Hi Janek and Chelsea,

Thank you for having this discussion about musical integrity in the wake of the Giacomo Turra scandal and the ensuing responses from YouTube luminaries Adam Neely and Rick Beato. As highly accomplished and experienced musicians, and as outsiders to the social media rat race, the two of you bring some needed clarity and diversity of opinion to the discussion.

I really appreciated Chelsea's point related to the "bedroom musician genre" of YouTube content and how YouTubers like Turra appear in their videos to actually be doing the work that's necessary to become a great musician. But the fact that he and others like him are actually faking that learning process as well as their progress and results - for their social media audience to view/consume as if it were all real - is both interesting (thought-provoking) and depressing. The utter lack of integrity and self-awareness with no apparent concern about one's impact on others seems to be an unfortunate product of our time.

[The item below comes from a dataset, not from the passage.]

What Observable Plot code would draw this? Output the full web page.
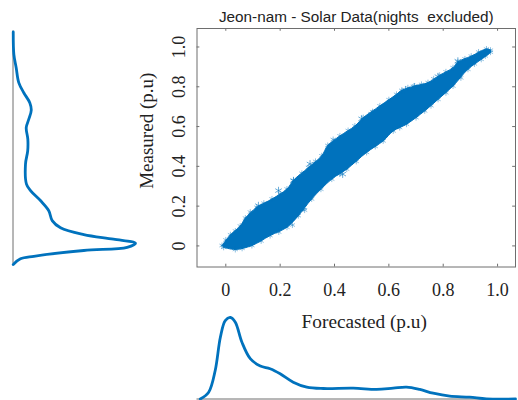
<!DOCTYPE html>
<html>
<head>
<meta charset="utf-8">
<script src="https://cdn.jsdelivr.net/npm/d3@7"></script>
<script src="https://cdn.jsdelivr.net/npm/@observablehq/plot@0.6"></script>
<style>
html,body{margin:0;padding:0;background:#fff;overflow:hidden}
#c{position:relative;width:518px;height:400px}
#c svg{position:absolute;left:0;top:0;background:transparent}
</style>
</head>
<body>
<div id="c"></div>
<script>
const titleText = "Jeon-nam - Solar Data(nights  excluded)";
const xLabel = "Forecasted (p.u)";
const yLabel = "Measured (p.u)";
const tickValues = [0, 0.2, 0.4, 0.6, 0.8, 1.0];
const tickLabels = ["0", "0.2", "0.4", "0.6", "0.8", "1.0"];

// outline of the dense scatter cloud
const upperX = [-0.014,0.017,0.053,0.072,0.114,0.170,0.225,0.249,0.304,0.353,0.375,0.420,0.475,0.506,0.567,0.628,0.647,0.695,0.744,0.787,0.836,0.854,0.903,0.959,0.974];
const upperY = [0.002,0.056,0.100,0.140,0.194,0.236,0.286,0.330,0.394,0.453,0.505,0.553,0.603,0.645,0.704,0.762,0.782,0.804,0.821,0.858,0.896,0.925,0.954,0.990,0.984];
const lowerX = [-0.008,0.035,0.096,0.163,0.225,0.267,0.316,0.390,0.445,0.518,0.579,0.616,0.665,0.732,0.781,0.836,0.891,0.940,0.974];
const lowerY = [-0.007,-0.018,0.002,0.052,0.094,0.152,0.236,0.336,0.386,0.470,0.528,0.578,0.612,0.679,0.737,0.804,0.888,0.938,0.974];
// fine asterisks along the edge of the cloud
const edgeX = [0.0,0.035,0.09,0.14,0.2,0.28,0.33,0.395,0.45,0.54,0.6,0.67,0.72,0.765,0.81,0.88,0.93,0.06,0.13,0.195,0.245,0.29,0.35,0.42,0.48,0.55,0.64,0.70,0.755,0.81,0.865,0.915,0.955];
const edgeY = [0.03,0.075,0.17,0.215,0.262,0.365,0.425,0.535,0.58,0.675,0.735,0.795,0.812,0.84,0.875,0.94,0.975,-0.012,0.025,0.07,0.105,0.18,0.285,0.362,0.425,0.50,0.595,0.645,0.705,0.77,0.845,0.915,0.955];
// scattered asterisks that stick out of the cloud
const outlierX = [0.854,0.693,0.661,0.781,0.430,0.537,0.5,0.39,0.31,0.12,0.194,0.249,0.286];
const outlierY = [0.929,0.80,0.784,0.851,0.361,0.662,0.639,0.503,0.412,0.2025,0.278,0.328,0.194];

// distribution of the measured values (left panel)
const measuredLevel = [1.076,0.963,0.896,0.821,0.770,0.720,0.682,0.637,0.595,0.537,0.478,0.412,0.311,0.278,0.228,0.177,0.127,0.091,0.057,0.034,0.014,-0.007,-0.023,-0.052,-0.065,-0.093];
const measuredDensity = [0.002,0.007,0.026,0.047,0.088,0.137,0.149,0.129,0.108,0.121,0.12,0.102,0.11,0.143,0.224,0.292,0.32,0.388,0.578,0.82,1.0,0.932,0.578,0.17,0.061,0.002];

// distribution of the forecasted values (bottom panel)
const forecastLevel = [-0.094,-0.063,-0.039,-0.020,-0.002,0.017,0.035,0.059,0.090,0.127,0.163,0.2,0.248,0.298,0.359,0.469,0.555,0.616,0.665,0.714,0.763,0.824,0.897,0.959,1.066];
const forecastDensity = [0,0.083,0.350,0.758,0.963,1.0,0.942,0.699,0.495,0.405,0.372,0.310,0.207,0.146,0.129,0.133,0.117,0.133,0.146,0.117,0.071,0.034,0.022,0.002,0];

const blue = "#0072BD";
const grey = "#6e6e6e";
const ink = "#222";
const serif = "'Liberation Serif', serif";
const sans = "'Liberation Sans', sans-serif";
const xDomain = [-0.106, 1.066];
const yDomain = [-0.106, 1.093];
const W = 518, H = 400;
const mainMargins = {marginLeft:196.5, marginRight:3, marginTop:28, marginBottom:133.5};

const outline = [
  ...upperX.map((x,i)=>({x, y:upperY[i]})),
  ...lowerX.map((x,i)=>({x, y:lowerY[i]})).reverse()
];
const fineStars = [...outline, ...edgeX.map((x,i)=>({x, y:edgeY[i]}))];
const bigStars = outlierX.map((x,i)=>({x, y:outlierY[i]}));
const fmt = v => tickLabels[tickValues.indexOf(v)];
const tickLen = 0.014;

const main = Plot.plot({
  width:W, height:H, ...mainMargins,
  style:{background:"transparent"},
  x:{domain:xDomain, label:null},
  y:{domain:yDomain, label:null},
  marks:[
    Plot.line(outline,{x:"x",y:"y",fill:blue,stroke:blue,strokeWidth:1,curve:"catmull-rom"}),
    Plot.dot(fineStars,{x:"x",y:"y",symbol:"asterisk",r:2.8,stroke:blue,strokeWidth:0.6,strokeOpacity:0.75}),
    Plot.dot(bigStars,{x:"x",y:"y",symbol:"asterisk",r:3.6,stroke:blue,strokeWidth:0.7,strokeOpacity:0.85}),
    Plot.ruleX(tickValues,{y1:yDomain[0],y2:yDomain[0]+tickLen,stroke:grey}),
    Plot.ruleX(tickValues,{y1:yDomain[1],y2:yDomain[1]-tickLen,stroke:grey}),
    Plot.ruleY(tickValues,{x1:xDomain[0],x2:xDomain[0]+tickLen*0.75,stroke:grey}),
    Plot.ruleY(tickValues,{x1:xDomain[1],x2:xDomain[1]-tickLen*0.75,stroke:grey}),
    Plot.frame({stroke:grey,strokeOpacity:1}),
    Plot.axisX(tickValues,{anchor:"bottom",tickSize:0,tickPadding:16,tickFormat:fmt,fontSize:18,fontFamily:serif,fill:ink,label:null}),
    Plot.axisY(tickValues,{anchor:"left",tickSize:0,tickPadding:18,tickFormat:fmt,fontSize:18,fontFamily:serif,fill:ink,label:null,rotate:-90,textAnchor:"middle"}),
    Plot.text([titleText],{frameAnchor:"top",dy:-11,fontFamily:sans,fontSize:15.3,fill:ink,lineAnchor:"middle"}),
    Plot.text([xLabel],{frameAnchor:"bottom",dx:8,dy:55,fontFamily:serif,fontSize:19.3,fill:ink,lineAnchor:"middle"}),
    Plot.text([yLabel],{frameAnchor:"left",dx:-50,dy:-17,rotate:-90,fontFamily:serif,fontSize:19,fill:ink,textAnchor:"middle",lineAnchor:"middle"})
  ]
});

const left = Plot.plot({
  width:W, height:H, marginLeft:12.5, marginRight:W-135, marginTop:28, marginBottom:133.5,
  style:{background:"transparent"},
  x:{domain:[0,1], axis:null},
  y:{domain:yDomain, axis:null},
  marks:[
    Plot.ruleX([0],{y1:1.08,y2:-0.09,stroke:grey}),
    Plot.line(measuredLevel.map((y,i)=>({y, v:measuredDensity[i]})),{x:"v",y:"y",stroke:blue,strokeWidth:2.8,curve:"catmull-rom"})
  ]
});

const bottom = Plot.plot({
  width:W, height:H, marginLeft:196.5, marginRight:3, marginTop:317, marginBottom:1.5,
  style:{background:"transparent"},
  x:{domain:xDomain, axis:null},
  y:{domain:[0,1], axis:null},
  marks:[
    Plot.ruleY([0],{stroke:grey}),
    Plot.line(forecastLevel.map((x,i)=>({x, v:forecastDensity[i]})),{x:"x",y:"v",stroke:blue,strokeWidth:2.8,curve:"catmull-rom"})
  ]
});

const c = document.getElementById("c");
c.append(main, left, bottom);
</script>
</body>
</html>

I totally agree with Janek that Neely's video misses the mark, and largely find it to be a clever but consistent list of apples-to-oranges comparisons. Fundamentally, I disagree strongly with his juxtaposition of undeniably great artists and performers with people who are clearly not and using the idea of cheating or faking as a common denominator. I found that both disrespectful and unfair. I think it would have been better to not compare them at all or to explore the Turra scandal in some other way.

Anyway, I hope this episode in social media history leads to even more critical reflection and discussion. I haven't watched Rick Beato's response yet, so I'm interested to see what I think about it. In the meantime, thanks again for sharing your views.